**Problem to solve**
Reproduce each line bearing the word "this".

------------------------

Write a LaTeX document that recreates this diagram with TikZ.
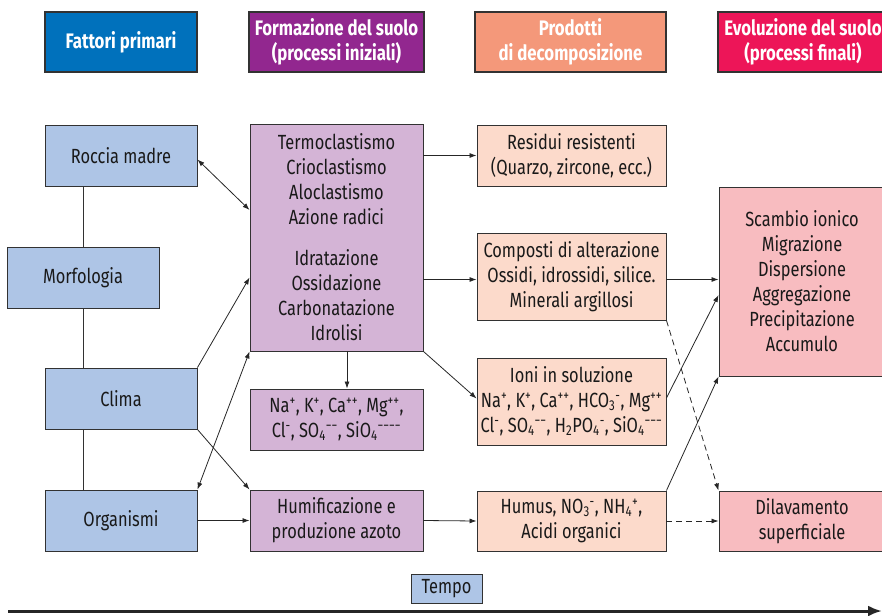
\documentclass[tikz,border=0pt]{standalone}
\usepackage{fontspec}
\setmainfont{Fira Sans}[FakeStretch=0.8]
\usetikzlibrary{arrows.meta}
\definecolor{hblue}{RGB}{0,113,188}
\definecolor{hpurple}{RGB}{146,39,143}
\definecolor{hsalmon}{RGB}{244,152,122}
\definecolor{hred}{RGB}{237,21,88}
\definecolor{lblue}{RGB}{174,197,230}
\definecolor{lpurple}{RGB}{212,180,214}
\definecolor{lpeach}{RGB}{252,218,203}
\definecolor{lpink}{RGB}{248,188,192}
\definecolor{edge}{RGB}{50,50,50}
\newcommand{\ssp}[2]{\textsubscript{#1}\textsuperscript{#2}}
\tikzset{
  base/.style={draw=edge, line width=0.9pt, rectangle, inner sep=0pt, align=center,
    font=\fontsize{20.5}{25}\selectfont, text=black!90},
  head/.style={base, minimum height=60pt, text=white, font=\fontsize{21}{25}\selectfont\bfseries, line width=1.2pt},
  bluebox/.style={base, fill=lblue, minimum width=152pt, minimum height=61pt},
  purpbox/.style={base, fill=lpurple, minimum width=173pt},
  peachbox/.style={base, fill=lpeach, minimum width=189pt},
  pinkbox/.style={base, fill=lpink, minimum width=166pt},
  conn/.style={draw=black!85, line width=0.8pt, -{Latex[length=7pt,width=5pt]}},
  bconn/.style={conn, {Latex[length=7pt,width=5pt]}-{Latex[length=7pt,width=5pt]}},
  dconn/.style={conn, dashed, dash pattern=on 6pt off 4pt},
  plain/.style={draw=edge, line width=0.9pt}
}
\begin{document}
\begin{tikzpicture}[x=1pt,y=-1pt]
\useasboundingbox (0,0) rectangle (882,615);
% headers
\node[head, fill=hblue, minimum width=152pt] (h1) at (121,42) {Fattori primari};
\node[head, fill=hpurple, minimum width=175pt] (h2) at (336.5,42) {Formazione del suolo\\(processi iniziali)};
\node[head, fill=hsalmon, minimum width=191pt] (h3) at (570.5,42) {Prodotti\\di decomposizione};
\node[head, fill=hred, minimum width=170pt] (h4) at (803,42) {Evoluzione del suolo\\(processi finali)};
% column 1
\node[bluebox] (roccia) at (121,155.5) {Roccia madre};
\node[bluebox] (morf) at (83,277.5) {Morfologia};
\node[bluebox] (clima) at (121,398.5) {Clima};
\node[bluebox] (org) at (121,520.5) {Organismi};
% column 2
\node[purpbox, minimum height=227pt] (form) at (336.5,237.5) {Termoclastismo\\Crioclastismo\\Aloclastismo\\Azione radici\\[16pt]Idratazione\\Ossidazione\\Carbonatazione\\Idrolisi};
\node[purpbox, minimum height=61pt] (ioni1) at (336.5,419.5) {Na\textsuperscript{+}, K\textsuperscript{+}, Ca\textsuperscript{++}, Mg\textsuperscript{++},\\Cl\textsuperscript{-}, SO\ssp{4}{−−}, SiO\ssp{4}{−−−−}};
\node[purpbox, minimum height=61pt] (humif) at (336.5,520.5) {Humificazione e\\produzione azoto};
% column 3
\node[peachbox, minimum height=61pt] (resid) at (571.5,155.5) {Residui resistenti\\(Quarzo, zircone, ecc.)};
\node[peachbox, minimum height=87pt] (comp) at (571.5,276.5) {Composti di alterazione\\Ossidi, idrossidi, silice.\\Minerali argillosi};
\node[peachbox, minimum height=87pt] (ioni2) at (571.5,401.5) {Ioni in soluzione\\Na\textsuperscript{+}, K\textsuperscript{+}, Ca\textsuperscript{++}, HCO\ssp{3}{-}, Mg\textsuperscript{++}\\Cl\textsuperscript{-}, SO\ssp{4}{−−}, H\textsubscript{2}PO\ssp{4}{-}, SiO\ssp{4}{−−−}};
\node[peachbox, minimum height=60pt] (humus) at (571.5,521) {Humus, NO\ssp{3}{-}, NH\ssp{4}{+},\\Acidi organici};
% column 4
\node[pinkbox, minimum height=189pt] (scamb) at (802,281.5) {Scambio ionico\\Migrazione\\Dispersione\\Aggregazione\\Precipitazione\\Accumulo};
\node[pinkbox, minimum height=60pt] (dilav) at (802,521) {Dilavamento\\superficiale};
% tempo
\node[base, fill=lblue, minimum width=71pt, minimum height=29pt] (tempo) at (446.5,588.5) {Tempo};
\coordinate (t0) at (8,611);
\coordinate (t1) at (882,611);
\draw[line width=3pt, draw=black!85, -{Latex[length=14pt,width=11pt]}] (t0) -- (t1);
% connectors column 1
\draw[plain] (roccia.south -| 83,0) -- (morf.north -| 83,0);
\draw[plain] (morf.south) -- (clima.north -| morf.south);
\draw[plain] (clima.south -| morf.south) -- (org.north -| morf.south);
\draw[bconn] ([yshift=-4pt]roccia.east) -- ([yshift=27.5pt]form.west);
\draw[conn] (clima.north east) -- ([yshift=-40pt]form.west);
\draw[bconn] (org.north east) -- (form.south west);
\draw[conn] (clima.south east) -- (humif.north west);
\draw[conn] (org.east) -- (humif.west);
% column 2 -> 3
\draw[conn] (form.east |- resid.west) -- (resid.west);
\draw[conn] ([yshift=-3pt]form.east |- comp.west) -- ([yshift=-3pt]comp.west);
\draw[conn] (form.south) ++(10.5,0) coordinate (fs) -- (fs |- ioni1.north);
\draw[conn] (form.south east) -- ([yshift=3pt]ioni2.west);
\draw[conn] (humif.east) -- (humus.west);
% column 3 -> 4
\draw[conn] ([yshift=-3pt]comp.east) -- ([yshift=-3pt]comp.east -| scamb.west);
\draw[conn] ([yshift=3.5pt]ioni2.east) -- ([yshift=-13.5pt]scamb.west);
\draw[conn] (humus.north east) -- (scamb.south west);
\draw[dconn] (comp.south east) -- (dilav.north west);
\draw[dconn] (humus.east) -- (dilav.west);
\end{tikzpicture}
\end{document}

------------------------

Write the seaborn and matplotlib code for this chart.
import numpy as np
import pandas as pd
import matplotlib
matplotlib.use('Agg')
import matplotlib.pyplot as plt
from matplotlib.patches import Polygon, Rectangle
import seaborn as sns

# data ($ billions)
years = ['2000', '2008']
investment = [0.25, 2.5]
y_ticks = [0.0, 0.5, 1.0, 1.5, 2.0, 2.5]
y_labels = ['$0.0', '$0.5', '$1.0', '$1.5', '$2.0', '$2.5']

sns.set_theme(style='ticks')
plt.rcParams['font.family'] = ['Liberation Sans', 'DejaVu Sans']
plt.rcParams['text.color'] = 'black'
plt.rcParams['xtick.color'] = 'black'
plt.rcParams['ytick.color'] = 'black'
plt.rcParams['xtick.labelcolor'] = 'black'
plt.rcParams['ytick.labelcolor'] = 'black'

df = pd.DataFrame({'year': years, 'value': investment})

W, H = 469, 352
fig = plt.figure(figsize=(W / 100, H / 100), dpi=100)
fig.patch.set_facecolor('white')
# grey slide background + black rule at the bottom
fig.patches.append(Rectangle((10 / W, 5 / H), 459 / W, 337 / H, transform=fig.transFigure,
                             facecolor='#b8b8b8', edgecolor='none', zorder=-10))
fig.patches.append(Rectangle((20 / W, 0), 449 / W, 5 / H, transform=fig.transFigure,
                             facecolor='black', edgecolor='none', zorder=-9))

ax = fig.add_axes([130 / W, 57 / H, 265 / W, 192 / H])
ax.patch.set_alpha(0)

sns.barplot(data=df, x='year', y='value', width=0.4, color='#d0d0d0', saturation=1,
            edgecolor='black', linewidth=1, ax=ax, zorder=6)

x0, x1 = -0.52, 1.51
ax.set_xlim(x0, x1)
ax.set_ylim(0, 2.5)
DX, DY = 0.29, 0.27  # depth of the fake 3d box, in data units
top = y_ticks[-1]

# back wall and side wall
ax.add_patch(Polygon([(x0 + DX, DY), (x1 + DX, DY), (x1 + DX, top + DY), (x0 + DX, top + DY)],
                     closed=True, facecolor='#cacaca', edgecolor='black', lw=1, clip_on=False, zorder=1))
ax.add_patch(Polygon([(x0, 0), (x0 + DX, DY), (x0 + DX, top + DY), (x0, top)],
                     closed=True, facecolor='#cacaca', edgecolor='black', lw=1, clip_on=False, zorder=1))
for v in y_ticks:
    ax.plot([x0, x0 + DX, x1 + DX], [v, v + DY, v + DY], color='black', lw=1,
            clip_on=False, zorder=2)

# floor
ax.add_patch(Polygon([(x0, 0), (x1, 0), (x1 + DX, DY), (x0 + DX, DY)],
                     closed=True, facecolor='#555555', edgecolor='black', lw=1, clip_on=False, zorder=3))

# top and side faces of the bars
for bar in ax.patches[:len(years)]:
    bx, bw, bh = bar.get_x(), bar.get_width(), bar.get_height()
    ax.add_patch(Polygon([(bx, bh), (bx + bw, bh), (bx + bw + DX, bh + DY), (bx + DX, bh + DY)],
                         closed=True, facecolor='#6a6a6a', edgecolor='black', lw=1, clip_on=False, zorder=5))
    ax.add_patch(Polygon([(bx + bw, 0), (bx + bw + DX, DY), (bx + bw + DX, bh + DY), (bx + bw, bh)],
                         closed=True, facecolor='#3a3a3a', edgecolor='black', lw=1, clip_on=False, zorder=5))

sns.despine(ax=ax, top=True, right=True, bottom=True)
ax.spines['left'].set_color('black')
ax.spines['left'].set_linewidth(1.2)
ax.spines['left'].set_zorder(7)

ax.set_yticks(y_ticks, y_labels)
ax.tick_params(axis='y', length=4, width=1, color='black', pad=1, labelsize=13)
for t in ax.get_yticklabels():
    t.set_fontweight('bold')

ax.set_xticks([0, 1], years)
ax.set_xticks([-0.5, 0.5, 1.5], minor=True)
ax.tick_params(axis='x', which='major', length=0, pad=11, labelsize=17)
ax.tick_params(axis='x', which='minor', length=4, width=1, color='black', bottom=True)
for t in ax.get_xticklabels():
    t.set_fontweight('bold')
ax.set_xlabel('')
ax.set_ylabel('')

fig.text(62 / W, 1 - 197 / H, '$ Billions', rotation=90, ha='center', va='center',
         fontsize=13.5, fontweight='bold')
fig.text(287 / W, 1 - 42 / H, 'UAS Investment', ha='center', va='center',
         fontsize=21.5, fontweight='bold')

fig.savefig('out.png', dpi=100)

------------------------

**Result of the task**
Write a LaTeX document that recreates this diagram with TikZ.
Write the seaborn and matplotlib code for this chart.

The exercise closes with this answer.